The CIA was established in 1947—the same year Washington served notice that its support for Latin American democracy was conditional on the maintenance of order-and began to develop contacts among military officers, religious leaders, and politicians it identified as bulwarks of stability. Yet it was not until 1954 that it would execute its first full-scale covert operation in Latin America, overthrowing Guatemalan president Jacobo Arbenz and installing a more pliant successor. Arbenz, as CIA analysts and most historians today admit, was trying to implement a New Deal-style economic program to modernize and humanize Guatemala's brutal plantation economy. His only crime was to expropriate, with full compensation, uncultivated United Fruit Company land and legalize the Communist Party—both unacceptable acts from Washington's early-1950s vantage point.
Operation PRSUCCESS, as the CIA called its Guatemalan campaign, was the agency's most comprehensive covert action to date, much more ambitious than its operations in postwar Italy and France or in Iran the year before. Unlike the ouster of the Iranian prime minister, Mohammad Mossadeq, which took a mere couple of weeks, Arbenz's overthrow required nearly a year.


Gasoline depot bombed by CIA rebel air force
In addition to destabilizing Guatemala's economy, isolating the country diplomatically through the OAS, and training a mercenary force in Honduras, the Guatemalan campaign gave CIA operatives the chance to tryout new psych-war techniques gleaned from behavioral social sciences. They worked with local agents to plant stories in the Guatemalan and U.S. press, engineer death threats, and conduct a bombing campaign—all designed to generate anxiety and uncertainty.

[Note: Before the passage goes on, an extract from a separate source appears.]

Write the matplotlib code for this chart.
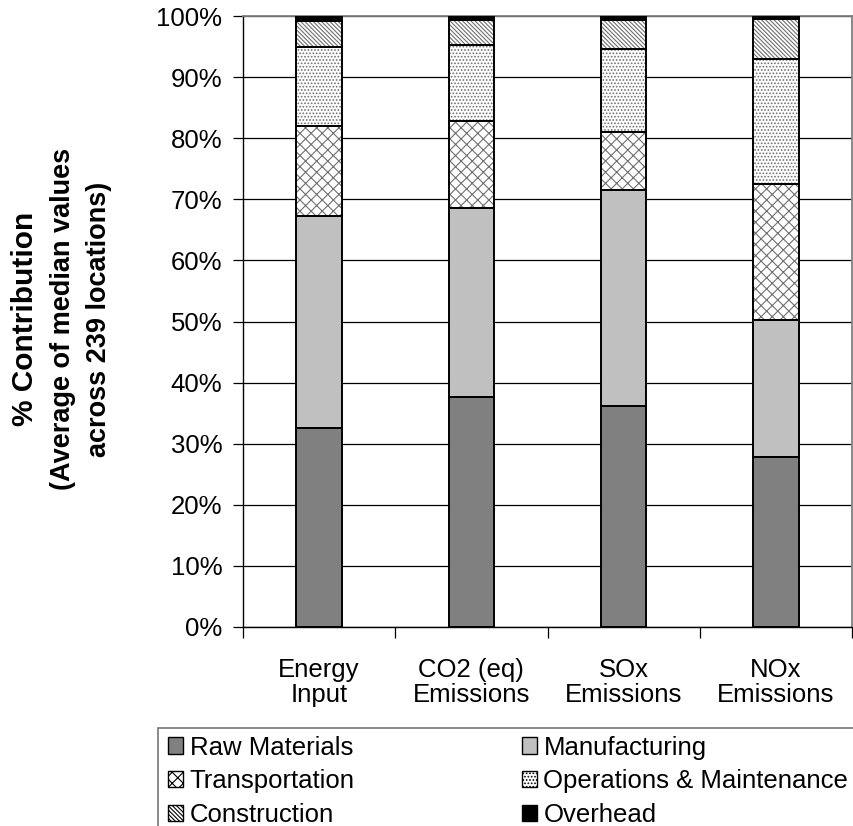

They organized phantom groups, such as the "Organization of Militant Godless," and spread rumors that the government was going to ban Holy Week, exile the archbishop, confiscate bank accounts, expropriate all private property, and force children into reeducation centers. Operatives studied pop sociologies and grifter novels and worked closely with Edward Bernays, a pioneer in public propaganda (and Sigmund Freud's nephew), to apply disinformation tactics. Borrowing from Orson Welles's War of the Worlds, they transmitted radio shows—taped in Florida and beamed in from Nicaragua—that made it seem as if a widespread underground resistance movement were gaining strength; they even managed to stage on-the-air battles.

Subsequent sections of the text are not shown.